Start of DATA

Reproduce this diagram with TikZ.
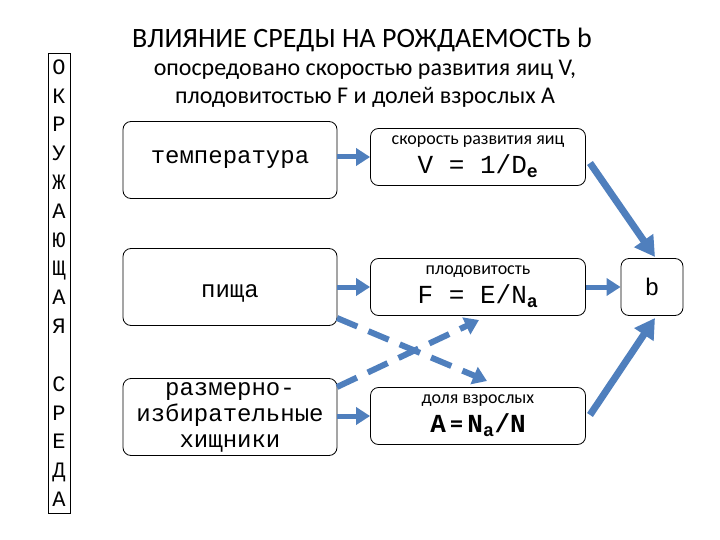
\documentclass[tikz,border=0pt]{standalone}
\usepackage{fontspec}
\setmainfont{Carlito}
\newfontfamily\mono{Liberation Mono}
\usetikzlibrary{arrows.meta}
\definecolor{ab}{HTML}{4F7FBD}
\tikzset{
 bx/.style={draw,rounded corners=8pt,thick,font=\mono\fontsize{24}{26}\selectfont,align=center,inner sep=0pt},
 arr/.style={draw=ab,line width=5pt,-{Triangle[length=14pt,width=17pt]}},
 darr/.style={draw=ab,line width=6pt,dash pattern=on 22pt off 12pt,-{Triangle[length=14pt,width=18pt]}},
}
\begin{document}
\begin{tikzpicture}[x=1pt,y=-1pt]
\useasboundingbox (0,0) rectangle (720,540);
\node[font=\fontsize{28}{32}\selectfont] (t) at (362,40) {ВЛИЯНИЕ СРЕДЫ НА РОЖДАЕМОСТЬ b};
\node[font=\fontsize{24}{28}\selectfont,align=center] (s) at (365,84) {опосредовано скоростью развития яиц V,\\плодовитостью F и долей взрослых A};
\node[draw,thick,minimum width=22pt,minimum height=460pt,anchor=north west,inner sep=0pt] (L) at (48,53) {};
\node[font=\mono\fontsize{22}{28.8}\selectfont,align=center,anchor=north] (Lt) at (59,56) {О\\К\\Р\\У\\Ж\\А\\Ю\\Щ\\А\\Я\\[29pt]С\\Р\\Е\\Д\\А};
\node[bx,minimum width=214pt,minimum height=77pt] (t1) at (230,160) {температура};
\node[bx,minimum width=214pt,minimum height=77pt] (t2) at (230,287) {\\пища};
\node[bx,minimum width=214pt,minimum height=77pt] (t3) at (230,417) {размерно-\\избирательные\\хищники};
\node[bx,minimum width=215pt,minimum height=57pt] (r1) at (478,157) {\rmfamily\fontsize{18}{18}\selectfont скорость развития яиц\\[3pt]\mono\fontsize{26}{26}\selectfont V = 1/D\textsubscript{\bfseries e}};
\node[bx,minimum width=215pt,minimum height=57pt] (r2) at (478,287) {\rmfamily\fontsize{18}{18}\selectfont плодовитость\\[3pt]\mono\fontsize{26}{26}\selectfont F = E/N\textsubscript{\bfseries a}};
\node[bx,minimum width=215pt,minimum height=57pt] (r3) at (478,416) {\rmfamily\fontsize{18}{18}\selectfont доля взрослых\\[3pt]\mono\fontsize{26}{26}\selectfont\bfseries A\,{\rmfamily =}\,N\textsubscript{a}/N};
\node[bx,minimum width=62pt,minimum height=57pt] (b) at (652,287) {b};
\draw[arr] (t1.east|-r1) -- (r1.west);
\draw[arr] (t2.east|-r2) -- (r2.west);
\draw[arr] (t3.east|-r3) -- (r3.west);
\draw[arr] (r2.east) -- (b.west);
\coordinate (a1s) at (590,163); \coordinate (a1e) at (655,257);
\coordinate (a2s) at (590,415); \coordinate (a2e) at (655,318);
\draw[arr,line width=7pt,-{Triangle[length=20pt,width=22pt]}] (a1s) -- (a1e);
\draw[arr,line width=7pt,-{Triangle[length=20pt,width=22pt]}] (a2s) -- (a2e);
\coordinate (d1s) at (337,318); \coordinate (d1e) at (487,381);
\coordinate (d2s) at (337,387); \coordinate (d2e) at (479,320);
\draw[darr] (d1s) -- (d1e);
\draw[darr] (d2s) -- (d2e);
\end{tikzpicture}
\end{document}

End of DATA

• _TASK DESCRIPTION_: Write the listing out a second time exactly, dropping all images.

• _OUTPUT_:
Reproduce this diagram with TikZ.
\documentclass[tikz,border=0pt]{standalone}
\usepackage{fontspec}
\setmainfont{Carlito}
\newfontfamily\mono{Liberation Mono}
\usetikzlibrary{arrows.meta}
\definecolor{ab}{HTML}{4F7FBD}
\tikzset{
 bx/.style={draw,rounded corners=8pt,thick,font=\mono\fontsize{24}{26}\selectfont,align=center,inner sep=0pt},
 arr/.style={draw=ab,line width=5pt,-{Triangle[length=14pt,width=17pt]}},
 darr/.style={draw=ab,line width=6pt,dash pattern=on 22pt off 12pt,-{Triangle[length=14pt,width=18pt]}},
}
\begin{document}
\begin{tikzpicture}[x=1pt,y=-1pt]
\useasboundingbox (0,0) rectangle (720,540);
\node[font=\fontsize{28}{32}\selectfont] (t) at (362,40) {ВЛИЯНИЕ СРЕДЫ НА РОЖДАЕМОСТЬ b};
\node[font=\fontsize{24}{28}\selectfont,align=center] (s) at (365,84) {опосредовано скоростью развития яиц V,\\плодовитостью F и долей взрослых A};
\node[draw,thick,minimum width=22pt,minimum height=460pt,anchor=north west,inner sep=0pt] (L) at (48,53) {};
\node[font=\mono\fontsize{22}{28.8}\selectfont,align=center,anchor=north] (Lt) at (59,56) {О\\К\\Р\\У\\Ж\\А\\Ю\\Щ\\А\\Я\\[29pt]С\\Р\\Е\\Д\\А};
\node[bx,minimum width=214pt,minimum height=77pt] (t1) at (230,160) {температура};
\node[bx,minimum width=214pt,minimum height=77pt] (t2) at (230,287) {\\пища};
\node[bx,minimum width=214pt,minimum height=77pt] (t3) at (230,417) {размерно-\\избирательные\\хищники};
\node[bx,minimum width=215pt,minimum height=57pt] (r1) at (478,157) {\rmfamily\fontsize{18}{18}\selectfont скорость развития яиц\\[3pt]\mono\fontsize{26}{26}\selectfont V = 1/D\textsubscript{\bfseries e}};
\node[bx,minimum width=215pt,minimum height=57pt] (r2) at (478,287) {\rmfamily\fontsize{18}{18}\selectfont плодовитость\\[3pt]\mono\fontsize{26}{26}\selectfont F = E/N\textsubscript{\bfseries a}};
\node[bx,minimum width=215pt,minimum height=57pt] (r3) at (478,416) {\rmfamily\fontsize{18}{18}\selectfont доля взрослых\\[3pt]\mono\fontsize{26}{26}\selectfont\bfseries A\,{\rmfamily =}\,N\textsubscript{a}/N};
\node[bx,minimum width=62pt,minimum height=57pt] (b) at (652,287) {b};
\draw[arr] (t1.east|-r1) -- (r1.west);
\draw[arr] (t2.east|-r2) -- (r2.west);
\draw[arr] (t3.east|-r3) -- (r3.west);
\draw[arr] (r2.east) -- (b.west);
\coordinate (a1s) at (590,163); \coordinate (a1e) at (655,257);
\coordinate (a2s) at (590,415); \coordinate (a2e) at (655,318);
\draw[arr,line width=7pt,-{Triangle[length=20pt,width=22pt]}] (a1s) -- (a1e);
\draw[arr,line width=7pt,-{Triangle[length=20pt,width=22pt]}] (a2s) -- (a2e);
\coordinate (d1s) at (337,318); \coordinate (d1e) at (487,381);
\coordinate (d2s) at (337,387); \coordinate (d2e) at (479,320);
\draw[darr] (d1s) -- (d1e);
\draw[darr] (d2s) -- (d2e);
\end{tikzpicture}
\end{document}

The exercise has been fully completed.